◆ Aim of the task ◆
Gather up the lines that contain "matplotlib".
= = = =
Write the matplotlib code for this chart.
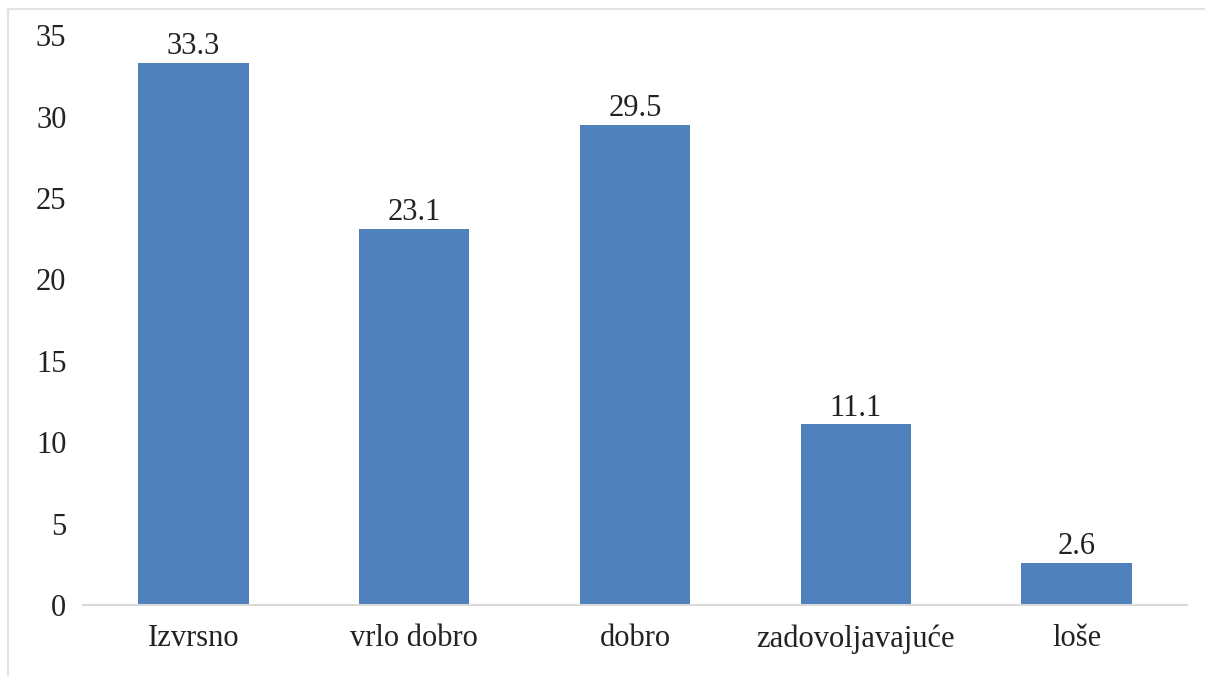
import matplotlib.pyplot as plt
from matplotlib.lines import Line2D

categories = ['Izvrsno', 'vrlo dobro', 'dobro', 'zadovoljavajuće', 'loše']
values = [33.3, 23.1, 29.5, 11.1, 2.6]
yticks = [0, 5, 10, 15, 20, 25, 30, 35]

plt.rcParams['font.family'] = ['Liberation Serif', 'DejaVu Serif']

fig = plt.figure(figsize=(12.05, 6.76), dpi=100)
ax = fig.add_axes([0.069, 0.105, 0.916, 0.843])

x = range(len(categories))
ax.bar(x, values, width=0.5, color='#4f81bd')
for xi, v in zip(x, values):
    ax.text(xi, v + 0.1, '{}'.format(v), ha='center', va='bottom', fontsize=22, color='#222222')

ax.set_xlim(-0.5, len(categories) - 0.5)
ax.set_ylim(0, 35)
ax.set_yticks(yticks)
ax.set_xticks(list(x))
ax.set_xticklabels(categories)
ax.tick_params(axis='both', length=0, labelsize=22, colors='#222222')
ax.tick_params(axis='y', pad=12)
ax.tick_params(axis='x', pad=14)

for s in ['top', 'right', 'left']:
    ax.spines[s].set_visible(False)
ax.spines['bottom'].set_color('#d9d9d9')
ax.spines['bottom'].set_linewidth(1.5)

# light frame of the original picture
fig.add_artist(Line2D([8 / 1205, 1], [1 - 9 / 676, 1 - 9 / 676], color='#e3e3e3', lw=1.5))
fig.add_artist(Line2D([8 / 1205, 8 / 1205], [0, 1 - 9 / 676], color='#e3e3e3', lw=1.5))

fig.savefig('out.png', dpi=100)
= = = =
◆ Completed exercise ◆
Write the matplotlib code for this chart.
import matplotlib.pyplot as plt
from matplotlib.lines import Line2D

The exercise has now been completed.